Double-Peaked Shako (2009-0390)

However, its flawed design led to complaints of rain running down the back of postmen’s necks. Following complaints from posties, an updated version was issued in 1896 with an extra peak to stop this.  

This popular hat lasted until the late 1920s, eventually phased out and replaced by a flat cap. Lighter than the Shako, this cap had a stiff brim at the front that offered more protection from the rain and helped workers see in bight sunshine.  

Delivery by bicycle, Llanberis Pass, Snowdonia, Wales, 1988 (POST 118/CT00160) Royal Mail Group

This hat was eventually replaced by a range of hats designed to meet different needs of postal workers including baseball caps, and knitted ‘beanie’ hats. In 2008, Royal Mail introduced a summer hat. This hat not only provides protection from the rain, but its wide brim was also designed to provide protection from the sun by creating shading from the face and neck.  

Summer hat (2022-0622)

The change towards more inclusive and protective postal uniforms has been gradual. Since the introduction of the first uniforms, workers and postal unions have collaborated with Post Office, and later Royal Mail, to make sure they were kept safe and comfortable in all conditions. Pioneering staff such as Sant Singh Shattar and Jean Cameron have also fought for the rights of posties to wear clothing that meets their needs.  

Fit For The Future?

Modern uniforms are designed to meet the needs of the many different roles that postal workers perform: transporting, sorting, and delivering the mail to millions of customers all over the country. 

In 2018, Royal Mail decided to change their staff uniform for the first time in a decade. 

Competing with a host of new delivery companies, they wanted to renew their image as a modern reliable service. After testing and trialling, the new uniform range was launched in 2021. It is available in two versions: ‘Performance’ for staff who transport and deliver the post; and ‘Endurance’ for staff who work in offices, processing and sorting the mail. 

Royal Mail’s Performance Range takes inspiration from outdoor and sports clothing designed for activities such as walking. The range features a flexible layering system of clothing such as base layers, polo tops and gilets. This allows each postie to adapt the uniform to their own needs. 
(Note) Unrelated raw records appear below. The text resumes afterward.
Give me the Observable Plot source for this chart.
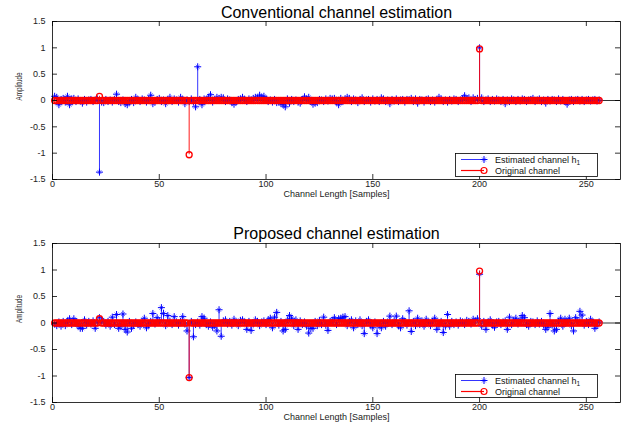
<!DOCTYPE html>
<html><head><meta charset="utf-8">
<script src="https://cdn.jsdelivr.net/npm/d3@7"></script>
<script src="https://cdn.jsdelivr.net/npm/@observablehq/plot@0.6"></script>
<style>
html,body{margin:0;padding:0;background:#fff;}
#wrap{position:relative;width:628px;height:423px;overflow:hidden;}
#wrap > svg{display:block;}
.legend{position:absolute;}
</style></head><body><div id="wrap"></div>
<script>
const panelTitles = ["Conventional channel estimation", "Proposed channel estimation"];
const xTicks = [0, 50, 100, 150, 200, 250];
const yTicks = [-1.5, -1, -0.5, 0, 0.5, 1, 1.5];
const xLabel = "Channel Length [Samples]";
const yLabel = "Amplitude";
const legendLabels = ["Estimated channel h", "Original channel"];
const legendSub = "1";
const sampleCount = 256;
// original channel: non-zero taps (all other taps are 0)
const origTaps = [22, 64, 200];
const origGains = [0.08, -1.03, 0.98];

const estConventional = [
 0.08, 0.06,-0.08, 0.02, 0.04,-0.03, 0.08,-0.08, 0.03, 0.04,-0.02, 0.03,-0.01,-0.05, 0.02,-0.03,
 0.01, 0.02,-0.02, 0.01, 0.03,-1.36,-0.03,-0.04, 0.02,-0.02, 0.01,-0.03, 0.02, 0.12,-0.02,-0.04,
 0.01,-0.06,-0.08,-0.03, 0.02,-0.04, 0.06, 0.02,-0.02, 0.03, 0.01,-0.03, 0.02, 0.10,-0.06,-0.03,
 0.02, 0.04,-0.02, 0.01,-0.06, 0.02, 0.06,-0.02, 0.03, 0.01,-0.03, 0.06, 0.02,-0.06, 0.01,-0.02,
 0.03,-0.03,-0.12, 0.64, 0.02,-0.08, 0.03, 0.02, 0.06, 0.11,-0.03, 0.02, 0.06, 0.04, 0.06, 0.05,
-0.02, 0.03, 0.01,-0.04,-0.07,-0.03, 0.02, 0.03, 0.06, 0.02,-0.02, 0.03, 0.01, 0.04, 0.06, 0.05,
 0.10, 0.06, 0.08, 0.03,-0.02, 0.01,-0.03, 0.02,-0.04,-0.03,-0.06,-0.08,-0.12, 0.03,-0.05, 0.02,
-0.02, 0.01,-0.03,-0.05, 0.02, 0.07, 0.03, 0.06,-0.02,-0.07,-0.05,-0.04, 0.02, 0.01,-0.02, 0.03,
-0.01, 0.04, 0.03, 0.04,-0.03,-0.08, 0.04,-0.02, 0.03, 0.06, 0.04,-0.02, 0.03, 0.01,-0.04, 0.02,
 0.05,-0.02, 0.01, 0.02,-0.03, 0.03,-0.01, 0.02,-0.02, 0.05, 0.03,-0.02, 0.01,-0.06, 0.02,-0.01,
 0.03,-0.02, 0.01, 0.02,-0.03, 0.02, 0.01, 0.04,-0.02, 0.03,-0.05, 0.02, 0.01,-0.03, 0.02, 0.03,
-0.02, 0.01,-0.03, 0.02, 0.06, 0.03,-0.02, 0.01,-0.03, 0.02,-0.01, 0.03, 0.02,-0.02, 0.01, 0.03,
 0.09, 0.02, 0.05,-0.02, 0.05, 0.02, 0.04, 1.00, 0.05,-0.02, 0.01, 0.03,-0.02, 0.02,-0.01, 0.03,
 0.01,-0.02, 0.02,-0.06, 0.01,-0.02, 0.03, 0.01,-0.02, 0.02,-0.01, 0.03, 0.02,-0.02, 0.01, 0.02,
 0.04,-0.02, 0.01, 0.03,-0.02, 0.01,-0.05, 0.02,-0.01, 0.02, 0.01,-0.02, 0.03,-0.01, 0.02,-0.02,
-0.07, 0.01, 0.02,-0.02, 0.01, 0.02,-0.01, 0.02,-0.02, 0.01, 0.02,-0.01, 0.01, 0.02,-0.01, 0.01
];

const estProposed = [
-0.02,-0.05, 0.02,-0.06, 0.03,-0.05, 0.04, 0.08,-0.03, 0.08, 0.03,-0.06,-0.10,-0.10, 0.06,-0.04,
 0.03,-0.02, 0.04,-0.10, 0.02, 0.10, 0.05, 0.03,-0.04, 0.03,-0.06, 0.11,-0.03, 0.16,-0.10,-0.06,
 0.17,-0.12,-0.17, 0.03,-0.10,-0.04, 0.02,-0.03,-0.06, 0.02, 0.09,-0.09,-0.04, 0.03, 0.18,-0.02,
 0.10, 0.04, 0.29, 0.18,-0.05, 0.14, 0.03,-0.03, 0.12, 0.02,-0.04, 0.03, 0.12,-0.02,-0.15,-1.03,
 0.03,-0.26,-0.03, 0.02,-0.04, 0.12, 0.09,-0.03,-0.06, 0.02,-0.08,-0.05,-0.15, 0.25,-0.25, 0.04,
 0.06,-0.02, 0.03,-0.04, 0.07, 0.02,-0.05, 0.05, 0.06, 0.02,-0.12, 0.03,-0.14,-0.02, 0.06, 0.03,
-0.05, 0.02, 0.04,-0.03, 0.06, 0.09,-0.09, 0.11, 0.20,-0.04, 0.03,-0.15,-0.12, 0.06, 0.14, 0.09,
-0.05, 0.06,-0.12, 0.04,-0.03, 0.02,-0.06,-0.19,-0.10,-0.10, 0.03,-0.05, 0.05,-0.03, 0.11,-0.04,
-0.14, 0.03, 0.05, 0.10,-0.03, 0.08, 0.09, 0.11, 0.12,-0.05, 0.03, 0.06,-0.09, 0.04,-0.03, 0.06,
-0.05,-0.20, 0.03, 0.06,-0.04,-0.09, 0.02,-0.20,-0.04,-0.09, 0.03,-0.06, 0.02, 0.13,-0.03, 0.04,
 0.13,-0.05,-0.09, 0.08, 0.03,-0.04, 0.23,-0.16, 0.03,-0.05, 0.09,-0.03, 0.04,-0.06, 0.07, 0.02,
-0.05, 0.03, 0.09,-0.12,-0.05, 0.03,-0.18,-0.06, 0.16,-0.06, 0.03,-0.03, 0.02,-0.04, 0.04, 0.02,
-0.03, 0.05, 0.03,-0.02, 0.07, 0.04, 0.08, 0.92,-0.06, 0.03,-0.12, 0.02, 0.06,-0.04,-0.08, 0.02,
 0.03,-0.03, 0.02, 0.04,-0.12, 0.11,-0.03, 0.05, 0.09,-0.02, 0.06, 0.14, 0.10,-0.03,-0.06, 0.03,
 0.02,-0.03, 0.04,-0.02, 0.03,-0.04,-0.12,-0.08, 0.18,-0.04,-0.15,-0.12, 0.03, 0.09,-0.06, 0.07,
 0.02, 0.09,-0.05,-0.15, 0.10, 0.04, 0.22, 0.15,-0.04, 0.03,-0.03, 0.07, 0.02,-0.10,-0.05, 0.02
];

const BLUE = "#0000ff", RED = "#ff0000";
const samples = d3.range(1, sampleCount + 1);
const origData = samples.map(n => {
  const k = origTaps.indexOf(n);
  return {n, v: k >= 0 ? origGains[k] : 0};
});
const fmt = d => String(d);

function panel(title, est, cfg) {
  const data = samples.map((n, i) => ({n, v: est[i]}));
  const H = cfg.height - cfg.marginTop - cfg.marginBottom;
  const W = 628 - cfg.marginLeft - cfg.marginRight;
  const tick = 5;
  return Plot.plot({
    width: 628, height: cfg.height,
    marginLeft: cfg.marginLeft, marginRight: cfg.marginRight,
    marginTop: cfg.marginTop, marginBottom: cfg.marginBottom,
    style: {fontFamily: "Liberation Sans, Arial, sans-serif", fontSize: "9px", color: "#222", background: "#fff", overflow: "visible"},
    x: {domain: [0, 266], ticks: xTicks},
    y: {domain: [-1.5, 1.5], ticks: yTicks},
    marks: [
      Plot.ruleY([0], {stroke: "#000", strokeWidth: 0.8}),
      Plot.ruleX(data, {x: "n", y1: 0, y2: "v", stroke: BLUE, strokeWidth: 0.8}),
      Plot.dot(data, {x: "n", y: "v", symbol: "plus", r: 2.4, stroke: BLUE, fill: "none", strokeWidth: 1}),
      Plot.dot(data, {x: "n", y: "v", symbol: "times", r: 1.9, stroke: BLUE, fill: "none", strokeWidth: 0.6}),
      Plot.ruleX(origData, {x: "n", y1: 0, y2: "v", stroke: RED, strokeWidth: 0.9}),
      Plot.dot(origData, {x: "n", y: "v", symbol: "circle", r: 3, stroke: RED, fill: "none", strokeWidth: 1.3}),
      Plot.frame({stroke: "#000", strokeWidth: 0.8}),
      Plot.ruleX(xTicks, {x: d => d, insetTop: H - tick, stroke: "#000", strokeWidth: 0.8}),
      Plot.ruleX(xTicks, {x: d => d, insetBottom: H - tick, stroke: "#000", strokeWidth: 0.8}),
      Plot.ruleY(yTicks, {y: d => d, insetRight: W - tick, stroke: "#000", strokeWidth: 0.8}),
      Plot.ruleY(yTicks, {y: d => d, insetLeft: W - tick, stroke: "#000", strokeWidth: 0.8}),
      Plot.axisX(xTicks, {tickSize: 0, tickPadding: 1.5, tickFormat: fmt, label: null, fontSize: 9}),
      Plot.axisY(yTicks, {tickSize: 0, tickPadding: 7, tickFormat: fmt, label: null, fontSize: 9}),
      Plot.text([title], {frameAnchor: "top", lineAnchor: "middle", dy: cfg.titleDy, fontSize: 16, fill: "#000"}),
      Plot.text([xLabel], {frameAnchor: "bottom", lineAnchor: "middle", dy: 14.5, fontSize: 9, fill: "#222"}),
      Plot.text([yLabel], {frameAnchor: "left", lineAnchor: "middle", dx: -33, rotate: -90, fontSize: 9, fill: "#222", className: "ylab"})
    ]
  });
}

function legend(top) {
  const svg = d3.create("svg").attr("class", "legend")
    .attr("width", 143).attr("height", 24)
    .style("left", "455px").style("top", top + "px");
  svg.append("rect").attr("x", 0.5).attr("y", 0.5).attr("width", 142).attr("height", 23)
    .attr("fill", "#fff").attr("stroke", "#000").attr("stroke-width", 0.8);
  const rows = [6.5, 17.5];
  svg.append("line").attr("x1", 6).attr("x2", 29).attr("y1", rows[0]).attr("y2", rows[0]).attr("stroke", BLUE).attr("stroke-width", 0.8);
  svg.append("path").attr("transform", `translate(29,${rows[0]})`).attr("d", d3.symbol(d3.symbolPlus, 18)()).attr("stroke", BLUE).attr("fill", "none");
  svg.append("path").attr("transform", `translate(29,${rows[0]})`).attr("d", d3.symbol(d3.symbolTimes, 12)()).attr("stroke", BLUE).attr("fill", "none").attr("stroke-width", 0.6);
  svg.append("line").attr("x1", 6).attr("x2", 29).attr("y1", rows[1]).attr("y2", rows[1]).attr("stroke", RED).attr("stroke-width", 1.2);
  svg.append("circle").attr("cx", 29).attr("cy", rows[1]).attr("r", 3).attr("stroke", RED).attr("fill", "none").attr("stroke-width", 1.2);
  const t1 = svg.append("text").attr("x", 40).attr("y", rows[0] + 3).attr("font-size", 9)
    .attr("font-family", "Liberation Sans, Arial, sans-serif").attr("fill", "#111");
  t1.append("tspan").text(legendLabels[0]);
  t1.append("tspan").attr("dy", 2.5).attr("font-size", 6.5).text(legendSub);
  svg.append("text").attr("x", 40).attr("y", rows[1] + 3).attr("font-size", 9)
    .attr("font-family", "Liberation Sans, Arial, sans-serif").attr("fill", "#111").text(legendLabels[1]);
  return svg.node();
}

const wrap = document.getElementById("wrap");
const p1 = panel(panelTitles[0], estConventional, {height: 211, marginTop: 21, marginBottom: 32, marginLeft: 52, marginRight: 8, titleDy: -9});
const p2 = panel(panelTitles[1], estProposed, {height: 212, marginTop: 32, marginBottom: 21, marginLeft: 52, marginRight: 8, titleDy: -10});
wrap.append(p1, p2);
wrap.append(legend(153), legend(374));
d3.selectAll(".ylab text").attr("textLength", 28).attr("lengthAdjust", "spacingAndGlyphs");
</script></body></html>
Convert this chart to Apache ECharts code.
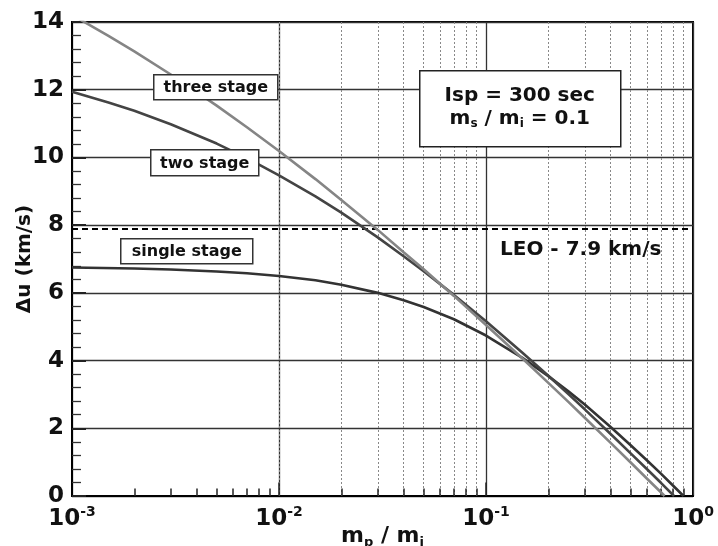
<!DOCTYPE html>
<html>
<head>
<meta charset="utf-8">
<script src="https://cdn.jsdelivr.net/npm/echarts@6/dist/echarts.min.js"></script>
<style>
  html, body { margin: 0; padding: 0; background: #fff; }
  #chart { width: 718px; height: 546px; }
</style>
</head>
<body>
<div id="chart"></div>
<script>
// payload ratio m_p / m_i
const ratioSingle = [0.001, 0.002, 0.003, 0.005, 0.007, 0.01, 0.015, 0.02, 0.03, 0.04, 0.05, 0.07, 0.1, 0.15, 0.2, 0.25, 0.3, 0.4, 0.5, 0.6, 0.7, 0.8, 0.9];
const duSingle = [6.75, 6.72, 6.69, 6.63, 6.58, 6.50, 6.37, 6.24, 6.00, 5.78, 5.58, 5.22, 4.74, 4.08, 3.54, 3.09, 2.70, 2.04, 1.50, 1.05, 0.66, 0.31, 0];

const ratioTwo = [0.001, 0.0015, 0.002, 0.003, 0.005, 0.007, 0.01, 0.015, 0.02, 0.03, 0.04, 0.05, 0.07, 0.1, 0.15, 0.2, 0.25, 0.3, 0.4, 0.5, 0.6, 0.7, 0.81];
const duTwo = [11.94, 11.62, 11.38, 10.98, 10.41, 9.98, 9.47, 8.85, 8.37, 7.64, 7.08, 6.64, 5.94, 5.16, 4.23, 3.55, 3.01, 2.56, 1.83, 1.26, 0.79, 0.39, 0];

const ratioThree = [0.001, 0.0015, 0.002, 0.003, 0.005, 0.007, 0.01, 0.015, 0.02, 0.03, 0.04, 0.05, 0.07, 0.1, 0.15, 0.2, 0.25, 0.3, 0.4, 0.5, 0.6, 0.7, 0.729];
const duThree = [14.21, 13.59, 13.13, 12.45, 11.53, 10.89, 10.19, 9.36, 8.74, 7.86, 7.20, 6.70, 5.91, 5.05, 4.06, 3.34, 2.78, 2.31, 1.57, 0.99, 0.51, 0.11, 0];

const minorX = [0.002, 0.003, 0.004, 0.005, 0.006, 0.007, 0.008, 0.009,
                0.02, 0.03, 0.04, 0.05, 0.06, 0.07, 0.08, 0.09,
                0.2, 0.3, 0.4, 0.5, 0.6, 0.7, 0.8, 0.9];
const leo = 7.9;

const font = '"DejaVu Sans", Verdana, sans-serif';
const pairs = (xs, ys) => xs.map((x, i) => [x, ys[i]]);

const chart = echarts.init(document.getElementById('chart'));

const gridLines = minorX.map(x => ({ xAxis: x }));
const minorTicks = minorX.map(x => [{ coord: [x, 0] }, { coord: [x, 0.22] }]);
const majorTicks = [0.01, 0.1].map(x => [{ coord: [x, 0] }, { coord: [x, 0.4] }]);

function boxLabel(text, x, y, w, h) {
  return {
    type: 'group', left: x, top: y,
    children: [
      { type: 'rect', z: 100, shape: { x: 0, y: 0, width: w, height: h },
        style: { fill: '#fff', stroke: '#333', lineWidth: 1.5 } },
      { type: 'text', z: 101, x: w / 2, y: h / 2 + 1,
        style: { text: text, font: 'bold 16px ' + font, fill: '#111',
                 align: 'center', verticalAlign: 'middle' } }
    ]
  };
}

chart.setOption({
  animation: false,
  grid: {
    left: 72, top: 22, right: 25, bottom: 50, containLabel: false, outerBoundsMode: 'none',
    show: true, borderColor: '#000', borderWidth: 2, backgroundColor: 'transparent'
  },
  xAxis: {
    type: 'log', min: 0.001, max: 1, logBase: 10,
    axisLine: { lineStyle: { color: '#000', width: 2 } },
    axisTick: { show: false },
    splitLine: { show: true, lineStyle: { color: '#333', width: 1.3 } },
    axisLabel: {
      margin: 9,
      formatter: v => '{b|10}{s|' + Math.round(Math.log10(v)) + '}',
      rich: {
        b: { fontFamily: font, fontWeight: 'bold', fontSize: 23, color: '#111' },
        s: { fontFamily: font, fontWeight: 'bold', fontSize: 14, color: '#111', padding: [0, 0, 14, 0] }
      }
    },
    name: '{a|m}{sub|p}{a| / m}{sub|i}',
    nameLocation: 'middle', nameGap: 28, nameMoveOverlap: false,
    nameTextStyle: {
      rich: {
        a: { fontFamily: font, fontWeight: 'bold', fontSize: 22, color: '#111' },
        sub: { fontFamily: font, fontWeight: 'bold', fontSize: 13, color: '#111', padding: [12, 0, 0, 0] }
      }
    }
  },
  yAxis: {
    type: 'value', min: 0, max: 14, interval: 2,
    axisLine: { lineStyle: { color: '#000', width: 2 } },
    axisTick: { show: true, inside: true, length: 14, lineStyle: { color: '#222', width: 2 } },
    minorTick: { show: true, splitNumber: 5, length: 9, lineStyle: { color: '#333', width: 1.3 } },
    splitLine: { show: true, lineStyle: { color: '#333', width: 1.3 } },
    axisLabel: { margin: 8, fontFamily: font, fontWeight: 'bold', fontSize: 23, color: '#111' },
    name: 'Δu (km/s)', nameLocation: 'middle', nameGap: 37, nameMoveOverlap: false,
    nameTextStyle: { fontFamily: font, fontWeight: 'bold', fontSize: 20, color: '#111' }
  },
  series: [
    {
      name: 'grid', type: 'line', data: [], silent: true,
      markLine: {
        silent: true, symbol: ['none', 'none'], label: { show: false }, animation: false,
        data: gridLines,
        lineStyle: { color: '#888', width: 1, type: [2, 2] }
      }
    },
    {
      name: 'ticks', type: 'line', data: [], silent: true,
      markLine: {
        silent: true, symbol: ['none', 'none'], label: { show: false }, animation: false,
        data: minorTicks.concat(majorTicks),
        lineStyle: { color: '#222', width: 1.5, type: 'solid' }
      }
    },
    {
      name: 'LEO', type: 'line', data: [], silent: true,
      markLine: {
        silent: true, symbol: ['none', 'none'], label: { show: false }, animation: false,
        data: [{ yAxis: leo }],
        lineStyle: { color: '#000', width: 2.2, type: [6, 4] }
      }
    },
    {
      name: 'single stage', type: 'line', data: pairs(ratioSingle, duSingle),
      showSymbol: false, lineStyle: { color: '#333', width: 2.6 }, z: 5
    },
    {
      name: 'two stage', type: 'line', data: pairs(ratioTwo, duTwo),
      showSymbol: false, lineStyle: { color: '#444', width: 2.6 }, z: 5
    },
    {
      name: 'three stage', type: 'line', data: pairs(ratioThree, duThree),
      showSymbol: false, lineStyle: { color: '#858585', width: 2.6 }, z: 6
    }
  ],
  graphic: [
    boxLabel('three stage', 153, 74, 124, 25),
    boxLabel('two stage', 150, 149, 108, 26),
    boxLabel('single stage', 120, 238, 132, 25),
    {
      type: 'group', left: 419, top: 70,
      children: [
        { type: 'rect', z: 100, shape: { x: 0, y: 0, width: 201, height: 76 },
          style: { fill: '#fff', stroke: '#222', lineWidth: 1.5 } },
        { type: 'text', z: 101, x: 100, y: 25,
          style: { text: 'Isp = 300 sec', font: 'bold 20px ' + font, fill: '#111', align: 'center', verticalAlign: 'middle' } },
        { type: 'text', z: 101, x: 100, y: 48,
          style: {
            text: '{a|m}{s|s}{a| / m}{s|i}{a| = 0.1}', align: 'center', verticalAlign: 'middle',
            rich: {
              a: { font: 'bold 20px ' + font, fill: '#111' },
              s: { font: 'bold 12px ' + font, fill: '#111', padding: [10, 0, 0, 0] }
            }
          } }
      ]
    },
    {
      type: 'text', left: 500, top: 240, z: 100,
      style: { text: 'LEO - 7.9 km/s', font: 'bold 20px ' + font, fill: '#111' }
    }
  ]
});
</script>
</body>
</html>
Current Uniform Range, 2022, Royal Mail Group

The work of a postie today is very different to the Letter Carriers of the eighteenth and nineteenth century. With the rise of parcel delivery and the decline of traditional letters their job continues to change. Just as frockcoats gave way to suits and ties, this activewear may be replaced in the future as the postal service adapts to face new challenges.